The Tianhe module – which contains living quarters for crew members – was launched from the Wenchang Space Launch Centre on a Long March-5B rocket.
China hopes to have the new station operational by 2022.
The only space station currently in orbit is the International Space Station, from which China is excluded.
China has been a late starter when it comes to space exploration. It was only in 2003 that it sent its first astronaut into orbit, making it the third country to do so, after the Soviet Union and the US.
So far, China has sent two previous space stations into orbit. The Tiangong-1 and Tiangong-2 were trial stations though, simple modules that allowed only relatively short stays by astronauts.
The new, 66-tonne, multi-module Tiangong station is set to be operational for at least 10 years.
Tianhe is the core component of it. It is 16.6m long and 4.2m wide. It will provide power and propulsion and contains the life support technologies and living quarters required by visiting astronauts.

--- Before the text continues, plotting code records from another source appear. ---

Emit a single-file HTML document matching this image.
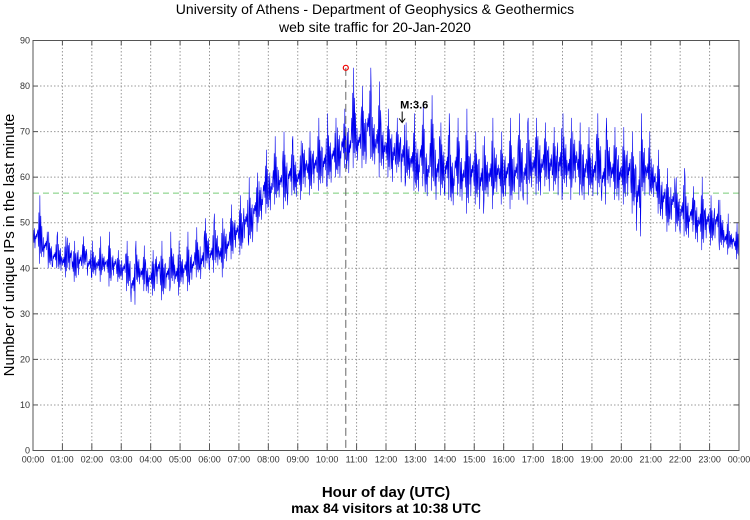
<!DOCTYPE html>
<html><head><meta charset="utf-8"><style>
body{margin:0;background:#fff;}
svg text{font-family:"Liberation Sans",sans-serif;}
</style></head><body>
<svg id="chart" width="750" height="515" xmlns="http://www.w3.org/2000/svg">
<text x="375" y="14" font-size="14" text-anchor="middle">University of Athens - Department of Geophysics &amp; Geothermics</text>
<text x="375" y="32" font-size="14" text-anchor="middle">web site traffic for 20-Jan-2020</text>
<g id="grid"></g>
<g id="series"></g>
<g id="axes"></g>
<text transform="translate(14,245) rotate(-90)" font-size="15" text-anchor="middle">Number of unique IPs in the last minute</text>
<text x="386" y="497" font-size="15" font-weight="bold" text-anchor="middle">Hour of day (UTC)</text>
<text x="386" y="513" font-size="14" font-weight="bold" text-anchor="middle">max 84 visitors at 10:38 UTC</text>
</svg>
<script>
const yTicks=[0,10,20,30,40,50,60,70,80,90];
const xTickLabels=["00:00","01:00","02:00","03:00","04:00","05:00","06:00","07:00","08:00","09:00","10:00","11:00","12:00","13:00","14:00","15:00","16:00","17:00","18:00","19:00","20:00","21:00","22:00","23:00","00:00"];
const lo=[44,41,42,40,40,39,38,39,37,38,40,38,38,37,39,36,38,37,37,35,32,36,35,34,34,36,33,35,36,34,36,35,37,38,37,40,39,40,38,41,42,44,43,46,45,48,50,52,52,54,55,53,56,55,55,57,56,58,57,58,58,60,59,62,60,62,63,62,64,62,60,61,60,58,61,58,59,57,56,58,55,57,54,56,55,53,56,54,52,55,54,52,55,53,56,54,55,53,56,55,54,57,56,55,58,56,57,55,57,55,58,56,54,56,55,56,54,57,55,54,54,55,52,47,55,56,55,52,50,48,50,48,47,46,48,45,44,46,45,46,44,43,44,42];
const hi=[52,56,50,48,47,48,47,50,46,48,47,46,46,47,45,48,46,44,45,46,44,46,45,44,44,47,46,45,48,46,46,48,47,49,50,51,50,52,51,52,54,55,56,58,60,61,63,66,67,69,66,70,68,69,68,72,70,71,73,72,74,73,76,75,78,84,76,80,84,78,81,76,75,77,73,76,72,74,73,76,72,78,74,72,74,70,73,71,75,72,70,72,69,73,71,70,71,73,70,74,72,73,73,75,72,74,71,76,74,73,75,72,74,71,72,74,70,73,71,72,71,73,70,72,74,70,68,66,65,62,63,60,62,60,58,59,60,58,56,58,55,52,50,50];
const meanVal=[56.5];
const maxVal=[84]; const maxHour=[10+38/60];
const mLabelHour=[12.55]; const mLabelVal=[72];
const L=33,R=739,T=40.5,B=450.5;
const X=h=>L+(R-L)*h/24, Y=v=>B-(B-T)*v/90;
const NS="http://www.w3.org/2000/svg";
function mk(tag,attrs,parent,text){const e=document.createElementNS(NS,tag);for(const k in attrs)e.setAttribute(k,attrs[k]);if(text!==undefined)e.textContent=text;document.getElementById(parent).appendChild(e);return e;}
yTicks.forEach(v=>{if(v>0&&v<90){const g=mk('line',{x1:L,x2:R,y1:Y(v),y2:Y(v),stroke:'#999','stroke-dasharray':'1.5,2','stroke-width':1},'grid');

}});
xTickLabels.forEach((t,i)=>{if(i>0&&i<24){const g=mk('line',{x1:X(i),x2:X(i),y1:T,y2:B,stroke:'#999','stroke-dasharray':'1.5,2','stroke-width':1},'grid');

}});
const ml=mk('line',{x1:L,x2:R,y1:Y(meanVal[0]),y2:Y(meanVal[0]),stroke:'#7c7','stroke-dasharray':'6,4','stroke-width':1},'grid');


// noise shape pattern (fractions of each bin's range), cycled for texture
const pat=[0.1,0.75,0.3,0.55,0.0,0.45,0.2,1.0,0.35,0.6,0.15,0.5,0.05,0.7,0.25,0.4];
const n=lo.length;let d='';const per=10;
for(let i=0;i<n;i++){const h0=i*24/n,w=24/n,a=lo[i],b=hi[i];
for(let j=0;j<per;j++){const f=pat[(i*per+j*3+i)%pat.length];
d+=(i==0&&j==0?'M':'L')+X(h0+j*w/per).toFixed(2)+','+Y(a+f*(b-a)).toFixed(1);}}
const s=mk('path',{d:d,fill:'none',stroke:'#0000ee','stroke-width':0.6},'series');


const vl=mk('line',{x1:X(maxHour[0]),x2:X(maxHour[0]),y1:Y(maxVal[0]),y2:B,stroke:'#666','stroke-dasharray':'8,4','stroke-width':1},'series');


const mc=mk('circle',{cx:X(maxHour[0]),cy:Y(maxVal[0]),r:2.5,fill:'none',stroke:'#e00','stroke-width':1.2},'series');


const mt=mk('text',{x:X(mLabelHour[0])-2,y:Y(mLabelVal[0])-14,'font-size':11,'font-weight':'bold'},'series','M:3.6');


const ma=mk('path',{d:`M${X(mLabelHour[0])},${Y(mLabelVal[0])-11}V${Y(mLabelVal[0])}M${X(mLabelHour[0])-3},${Y(mLabelVal[0])-4}L${X(mLabelHour[0])},${Y(mLabelVal[0])}L${X(mLabelHour[0])+3},${Y(mLabelVal[0])-4}`,stroke:'#000',fill:'none','stroke-width':1},'series');


const fr=mk('rect',{x:L,y:T,width:R-L,height:B-T,fill:'none',stroke:'#555','stroke-width':1},'axes');


yTicks.forEach(v=>{const t=mk('text',{x:L-3,y:Y(v)+3,'font-size':9,'text-anchor':'end',fill:'#333'},'axes',String(v));


mk('line',{x1:L,x2:L+5,y1:Y(v),y2:Y(v),stroke:'#555'},'axes');
mk('line',{x1:R,x2:R-5,y1:Y(v),y2:Y(v),stroke:'#555'},'axes');});
xTickLabels.forEach((lab,i)=>{const t=mk('text',{x:X(i),y:B+12,'font-size':9,'text-anchor':'middle',fill:'#333'},'axes',lab);


mk('line',{x1:X(i),x2:X(i),y1:B,y2:B-7,stroke:'#555'},'axes');
mk('line',{x1:X(i),x2:X(i),y1:T,y2:T+5,stroke:'#555'},'axes');});
</script>
</body></html>
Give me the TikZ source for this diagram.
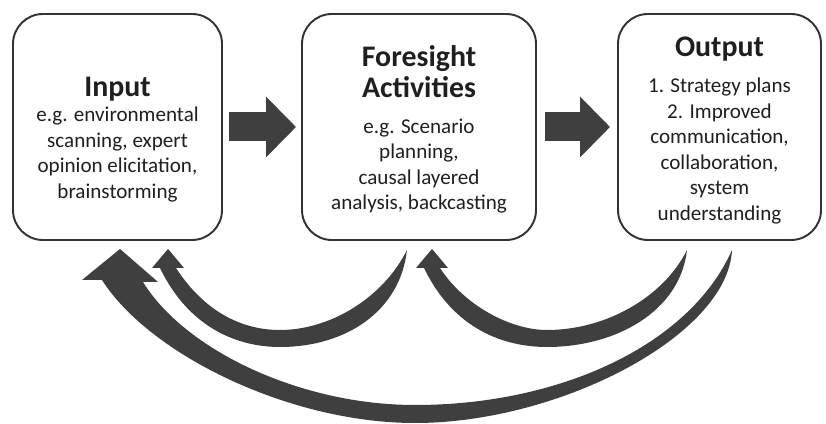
\documentclass[tikz,border=0pt]{standalone}
\usepackage{fontspec}
\setmainfont{Carlito}
\usetikzlibrary{arrows.meta}

\definecolor{boxline}{HTML}{333333}
\definecolor{flowfill}{HTML}{3F3F3F}
\definecolor{boxtext}{HTML}{1F1F1F}

\tikzset{
    stage/.style={draw=boxline, line width=1.1pt, rounded corners=0.6cm, minimum height=4.52cm, align=center, text=boxtext, font=\fontsize{12}{14.5}\selectfont},
    flow/.style={draw=flowfill, line width=0.58cm, -{Triangle[width=1.18cm, length=0.6cm]}},
    back/.style={fill=flowfill},
}
% title line, with an optional strut to push the text down
\newcommand{\stagetitle}[2][0pt]{{\fontsize{17}{17}\selectfont\bfseries\rule{0pt}{#1}#2}}

\begin{document}
\begin{tikzpicture}

    \useasboundingbox (0,0) rectangle (16.52,8.46);

    % Stages
    \node[stage, minimum width=4.18cm] (input) at (2.35,5.92) {\stagetitle[25pt]{Input}\\e.g. environmental\\scanning, expert\\opinion elicitation,\\brainstorming};
    \node[stage, minimum width=4.68cm] (fore) at (8.38,5.92) {\stagetitle[15pt]{Foresight}\\[1.5pt]\stagetitle{Activities}\\[6pt]e.g. Scenario\\planning,\\causal layered\\analysis, backcasting};
    \node[stage, minimum width=4.06cm] (output) at (14.39,5.92) {\stagetitle[15pt]{Output}\\[6pt]1. Strategy plans\\2. Improved\\communication,\\collaboration,\\system\\understanding};

    % Forward arrows
    \draw[flow, shorten <=0.12cm, shorten >=0.10cm] (input) -- (fore);
    \draw[flow, shorten <=0.16cm, shorten >=0.14cm] (fore) -- (output);

    % Feedback: Foresight -> Input
    \coordinate (fore-tail) at ([shift={(-0.24,-0.18)}]fore.south);
    \coordinate (input-tip) at ([shift={(1.01,-0.16)}]input.south);
    \fill[back] (input-tip) -- (3.68,3.10) -- (3.52,3.10)
        .. controls (4.00,2.36) and (4.70,1.86) .. (5.60,1.86)
        .. controls (6.60,1.86) and (7.66,2.50) .. (fore-tail)
        .. controls (8.00,2.22) and (6.90,1.52) .. (5.60,1.52)
        .. controls (4.80,1.52) and (3.80,1.86) .. (3.20,3.10)
        -- (3.04,3.10) -- cycle;

    % Feedback: Output -> Foresight
    \coordinate (output-tail) at ([shift={(-0.65,-0.18)}]output.south);
    \coordinate (fore-tip) at ([shift={(0.26,-0.16)}]fore.south);
    \fill[back] (fore-tip) -- (8.96,3.10) -- (8.80,3.10)
        .. controls (9.28,2.36) and (10.20,1.86) .. (10.94,1.86)
        .. controls (12.10,1.86) and (13.26,2.50) .. (output-tail)
        .. controls (13.60,2.22) and (12.30,1.52) .. (10.94,1.52)
        .. controls (10.10,1.52) and (9.08,1.86) .. (8.48,3.10)
        -- (8.32,3.10) -- cycle;

    % Feedback: Output -> Input
    \coordinate (output-tail2) at ([shift={(0.25,-0.18)}]output.south);
    \coordinate (input-tip2) at ([shift={(0.05,-0.16)}]input.south);
    \fill[back] (input-tip2) -- (3.16,2.82) -- (2.86,2.82)
        .. controls (3.70,1.46) and (6.00,0.36) .. (8.30,0.36)
        .. controls (11.20,0.36) and (13.80,1.56) .. (output-tail2)
        .. controls (14.56,1.76) and (11.20,0.00) .. (8.30,0.00)
        .. controls (5.80,0.00) and (3.00,1.36) .. (2.04,2.86)
        -- (1.64,2.86) -- cycle;

\end{tikzpicture}
\end{document}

Beijing plans to have at least 10 more similar launches, carrying all the additional equipment into orbit, before the completion of the station next year. It will orbit Earth at an altitude of 340 to 450km (210-280 miles).
The only current space station in orbit is the ISS which is a collaboration between Russia, the US, Canada, Europe and Japan. China has been blocked from participating in it.
The ISS is due to be retired after 2024, which could potentially leave Tiangong as the only space station in Earth’s orbit.
China’s space programme has become a regular feature in the country’s propaganda videos and, in a way, why wouldn’t it?
After a high-speed catch up with other nations, it now has bold ambitions beyond Earth.
Having been frozen out of the International Space Station programme by the US, Beijing just decided to build its own.
When the Tiangong station is up and running – possibly as early as next year – though it will be only a quarter of the size of the international facility, no other country will have its own orbiting space lab.
There is talk here of missions to Mars and a lunar station with Russia.
The comparison with the Cold War space race is clearly there to be made: legitimate scientific ambitions mixed up with international mistrust, the potential militarisation of space and key projects being hailed as new benchmarks to justify the enormous amounts of money being spent.